## [SET PROBLEM]
Copy all of the material word for word, except for the pictures.

* START DATASET EXCERPT *

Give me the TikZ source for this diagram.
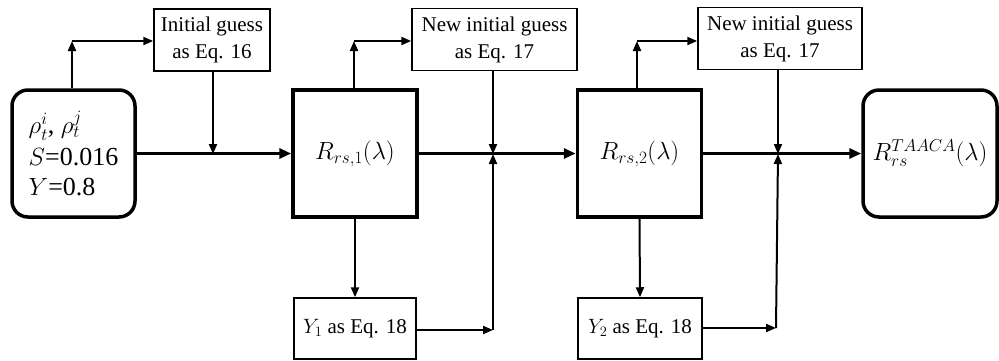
\documentclass[tikz,border=0pt]{standalone}
\usepackage{fontspec}
\setmainfont{Liberation Serif}
\newfontfamily\boxfont{Liberation Serif}
\usetikzlibrary{arrows.meta}
\DeclareMathSizes{26}{26}{19}{15}
\DeclareMathSizes{21}{21}{15.5}{12}
\begin{document}
\begin{tikzpicture}[x=1pt,y=-1pt,
  thinbox/.style={draw, line width=1.5pt, minimum height=62pt, inner sep=0pt,
    align=center, font=\boxfont\fontsize{21}{27}\selectfont},
  bigbox/.style={draw, line width=3.5pt, minimum width=124pt, minimum height=127pt,
    inner sep=0pt, font=\boxfont\fontsize{26}{30}\selectfont},
  roundbox/.style={bigbox, rounded corners=16pt},
  mainarrow/.style={line width=3pt, -{Triangle[length=12pt,width=10pt]}},
  thinarrow/.style={line width=2pt, -{Triangle[length=10pt,width=8pt]}},
]
\useasboundingbox (0,0) rectangle (999,360);

% main chain
\node[roundbox, minimum width=123pt, align=left] (in) at (73.5,153.5)
  {$\rho_t^i$, $\rho_t^j$\\[2pt] $S$=0.016\\ $Y$=0.8};
\node[bigbox] (r1) at (355,153.5) {$R_{rs,1}(\lambda)$};
\node[bigbox] (r2) at (639.5,153.5) {$R_{rs,2}(\lambda)$};
\node[roundbox, minimum width=134pt] (out) at (930,153.5) {$R_{rs}^{TAACA}(\lambda)$};

% guess boxes above
\node[thinbox, minimum width=116pt] (g0) at (212,40) {Initial guess\\as Eq. 16};
\node[thinbox, minimum width=165pt] (g1) at (494.5,39.5) {New initial guess\\as Eq. 17};
\node[thinbox, minimum width=164pt] (g2) at (780,38.5) {New initial guess\\as Eq. 17};

% Y boxes below
\node[thinbox, minimum width=122pt, minimum height=61pt] (y1) at (355,328.5) {$Y_1$ as Eq. 18};
\node[thinbox, minimum width=124pt, minimum height=61pt] (y2) at (640,328.5) {$Y_2$ as Eq. 18};

% junctions and corners
\coordinate (j0) at (213,154);
\coordinate (j1) at (493,154);
\coordinate (j2) at (778,154);
\coordinate (t0) at (72,41);
\coordinate (t1) at (354,41);
\coordinate (t2) at (637,41);
\coordinate (c1) at (493,330);
\coordinate (c2) at (776,328);

% main flow
\draw[mainarrow] (in.east) -- (r1.west);
\draw[mainarrow] (r1.east) -- (r2.west);
\draw[mainarrow] (r2.east) -- (out.west);

% branches up to the guess boxes
\draw[thinarrow] (in.north -| t0) -- (t0);
\draw[thinarrow] (t0) -- (t0 -| g0.west);
\draw[thinarrow] (r1.north -| t1) -- (t1);
\draw[thinarrow] (t1) -- (t1 -| g1.west);
\draw[thinarrow] (r2.north -| t2) -- (t2);
\draw[thinarrow] (t2) -- (t2 -| g2.west);

% guesses fed back into the main line
\draw[thinarrow] (g0.south -| j0) -- (j0);
\draw[thinarrow] (g1.south -| j1) -- (j1);
\draw[thinarrow] (g2.south -| j2) -- (j2);

% branches down to the Y boxes
\draw[thinarrow] (r1.south) -- (y1.north);
\draw[thinarrow] (r2.south) -- (y2.north);

% Y values fed back into the main line
\draw[thinarrow] (y1.east |- c1) -- (c1);
\draw[thinarrow] (c1) -- (j1);
\draw[thinarrow] (y2.east |- c2) -- (c2);
\draw[thinarrow] (c2) -- (j2);
\end{tikzpicture}
\end{document}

* END DATASET EXCERPT *

## [CORRECT RESULT]
Give me the TikZ source for this diagram.
\documentclass[tikz,border=0pt]{standalone}
\usepackage{fontspec}
\setmainfont{Liberation Serif}
\newfontfamily\boxfont{Liberation Serif}
\usetikzlibrary{arrows.meta}
\DeclareMathSizes{26}{26}{19}{15}
\DeclareMathSizes{21}{21}{15.5}{12}
\begin{document}
\begin{tikzpicture}[x=1pt,y=-1pt,
  thinbox/.style={draw, line width=1.5pt, minimum height=62pt, inner sep=0pt,
    align=center, font=\boxfont\fontsize{21}{27}\selectfont},
  bigbox/.style={draw, line width=3.5pt, minimum width=124pt, minimum height=127pt,
    inner sep=0pt, font=\boxfont\fontsize{26}{30}\selectfont},
  roundbox/.style={bigbox, rounded corners=16pt},
  mainarrow/.style={line width=3pt, -{Triangle[length=12pt,width=10pt]}},
  thinarrow/.style={line width=2pt, -{Triangle[length=10pt,width=8pt]}},
]
\useasboundingbox (0,0) rectangle (999,360);

% main chain
\node[roundbox, minimum width=123pt, align=left] (in) at (73.5,153.5)
  {$\rho_t^i$, $\rho_t^j$\\[2pt] $S$=0.016\\ $Y$=0.8};
\node[bigbox] (r1) at (355,153.5) {$R_{rs,1}(\lambda)$};
\node[bigbox] (r2) at (639.5,153.5) {$R_{rs,2}(\lambda)$};
\node[roundbox, minimum width=134pt] (out) at (930,153.5) {$R_{rs}^{TAACA}(\lambda)$};

% guess boxes above
\node[thinbox, minimum width=116pt] (g0) at (212,40) {Initial guess\\as Eq. 16};
\node[thinbox, minimum width=165pt] (g1) at (494.5,39.5) {New initial guess\\as Eq. 17};
\node[thinbox, minimum width=164pt] (g2) at (780,38.5) {New initial guess\\as Eq. 17};

% Y boxes below
\node[thinbox, minimum width=122pt, minimum height=61pt] (y1) at (355,328.5) {$Y_1$ as Eq. 18};
\node[thinbox, minimum width=124pt, minimum height=61pt] (y2) at (640,328.5) {$Y_2$ as Eq. 18};

% junctions and corners
\coordinate (j0) at (213,154);
\coordinate (j1) at (493,154);
\coordinate (j2) at (778,154);
\coordinate (t0) at (72,41);
\coordinate (t1) at (354,41);
\coordinate (t2) at (637,41);
\coordinate (c1) at (493,330);
\coordinate (c2) at (776,328);

% main flow
\draw[mainarrow] (in.east) -- (r1.west);
\draw[mainarrow] (r1.east) -- (r2.west);
\draw[mainarrow] (r2.east) -- (out.west);

% branches up to the guess boxes
\draw[thinarrow] (in.north -| t0) -- (t0);
\draw[thinarrow] (t0) -- (t0 -| g0.west);
\draw[thinarrow] (r1.north -| t1) -- (t1);
\draw[thinarrow] (t1) -- (t1 -| g1.west);
\draw[thinarrow] (r2.north -| t2) -- (t2);
\draw[thinarrow] (t2) -- (t2 -| g2.west);

% guesses fed back into the main line
\draw[thinarrow] (g0.south -| j0) -- (j0);
\draw[thinarrow] (g1.south -| j1) -- (j1);
\draw[thinarrow] (g2.south -| j2) -- (j2);

% branches down to the Y boxes
\draw[thinarrow] (r1.south) -- (y1.north);
\draw[thinarrow] (r2.south) -- (y2.north);

% Y values fed back into the main line
\draw[thinarrow] (y1.east |- c1) -- (c1);
\draw[thinarrow] (c1) -- (j1);
\draw[thinarrow] (y2.east |- c2) -- (c2);
\draw[thinarrow] (c2) -- (j2);
\end{tikzpicture}
\end{document}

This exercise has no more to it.